Penney has long said the pricing plan would take time to work. But Johnson has tempered his tone since January when he announced the strategy that was supposed to make pricing simpler. Unlike Wal-Mart's iconic everyday low pricing, Penney's strategy doesn't try to undercut competitors, but rather focuses on offering customers predictable prices.
Penney rolled out a series of ads intended to familiarize customers with its three-tiered strategy. The plan features everyday prices that are about 40 percent less than a year ago, monthlong sales on select items and clearance events during the first and third Friday of each month.
But observers say the ads — which mimic rival Target's whimsical style — are confusing. In one TV spot, for instance, a dog continuously jumps through a hula hoop that a young girl is holding. The text reads: “No more jumping through hoops. No coupon clipping. No door busting. Just great prices from the start.”
Wendy Ruud, a resident of Boca Raton, Fla., says she doesn't understand the commercials. Furthermore, she has stopped shopping at Penney because she no longer gets coupons from the retailer.
“I haven't really tried to educate myself” on the plan,“ Rudd, 49, said. ”But then I shouldn't have to."

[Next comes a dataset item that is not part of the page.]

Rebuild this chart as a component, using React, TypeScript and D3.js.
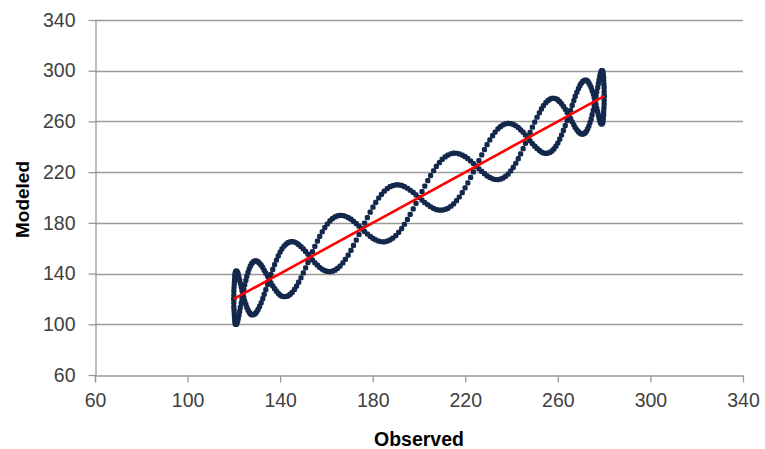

The first sign that Penney's new pricing plan wasn't resonating with customers came last week when Macy's CFO Karen Hoguet told analysts that sales were rising at Macy's locations that share the same mall as Penney stores.
Then, on Tuesday, J.C. Penney Co. reported that it lost $163 million, or 75 cents a share, in the three months ended April 28, compared with a profit of $64 million, or 28 cents a share, in the year-ago period.
Revenue dropped 20 percent to $3.15 billion for the quarter as customer traffic slipped 10 percent. Meanwhile, revenue at stores opened at least a year — a figure used to measure a retailer's health — was down 18.9 percent. That's a much steeper fall than the 11.4 percent drop Wall Street was expecting.
Penney, based in Plano, Texas, also said it would discontinue its 20 cent per share quarterly dividend so that it could reap cash savings of $175 million to fund its transformation.
Investors, who had sent Penney shares soaring 24 percent to about $43 after Johnson announced the pricing plan in late January, had already pushed Penney's shares down to around $34 since after it was rolled out in stores. On Wednesday, a day after Penney reported the disappointing results, its stock fell 19.7 percent, or $6.57 to close at $26.75— the largest percentage drop since Oct. 19, 1987 when shares slid 19.2 percent to $19.50.
David Abella, a portfolio manager at money-management firm Rochdale Investment Management, could see this as a buying opportunity because the Penney's shares are cheaper now. But he says he's holding off on buying because he finds the company's 20-percent drop in sales at a time when many other retailers have enjoyed better results worrisome.
“This only reinforces my skeptical feeling,” said Abella, who added that he could buy Penney stock if he sees signs that shoppers are starting to warm up to the new pricing plan . “I haven't ever seen anything that bad in a decent market.”